The enlarged SSGA mandate to the New York City alternatives manager of $881 billion follows the launch of SPDR Blackstone Senior Loan ETF (SRLN).
It added $6.7 billion of AUM in 2021 -- the largest inflows of any actively managed ETF last year.
Blackstone Credit's proprietary private credit fund also had a tremendous year -- growing to $33 billion in 12 months.
“We’ve been talking all year about how it is good to be in floating-rate senior secured loans in an inflationary, rising-rate environment,” Brad Marshall, Blackstone’s head of North America private credit told Barron's.
“Then, boom, in January, we really saw that come into play.”
The floating-rate aspect of senior loans is underappreciated, Thompson says.
"You could get a higher rate and it's floating rate so you don't get hit [by inflation]," she says.

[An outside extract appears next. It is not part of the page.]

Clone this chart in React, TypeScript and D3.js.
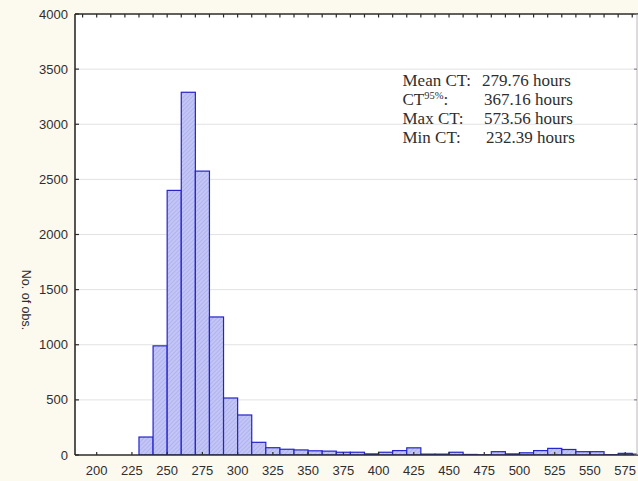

Senior loans is an area where active management is typically more prudent than index investing, Thompson says -- a reality appreciated by advisors.
"A lot of clients are very conversant in fixed income," she says. "But the esoterica of senior loans is not their forte."
Blackstone's strength is the esoterica of credit investing, says Dan McMullen, head of North American Liquid Portfolio Management for Blackstone.
“We see a compelling opportunity to generate income in high yield corporate bonds, senior loans and CLO debt securities through our active management approach," he says in a release.
"HYBL will build on the proven track record we have established through SRLN with State Street and benefit from our deep expertise in credit investing.”
Thompson notes that State Street's willingness to hire third-party expertise gives it an edge in many cases over, for example, BlackRock, (her former employer) which manages investments in-house.
SRLN's total assets are now a towering $9.9 billion, according to Morningstar, and its yield is about 4.18%. SRLN and HYBL both charge a 70 basis-point fee. HYBL has about $127 million of assets a few days into its launch.
The new SSGA-Blackstone product, HYBL, courts more risk than SRLN to gain a better yield -- currently about 100 basis points more.
As sub-adviser of HYBL, Blackstone will actively manage a diverse portfolio of high yield corporate bonds, senior loans, and debt tranches of US collateralized loan obligations (CLOs) -- a single security backed by a pool of debt, typically corporate loans with low credit ratings.
"The only free lunch in investing is diversification hand that's the case here," Thompson says.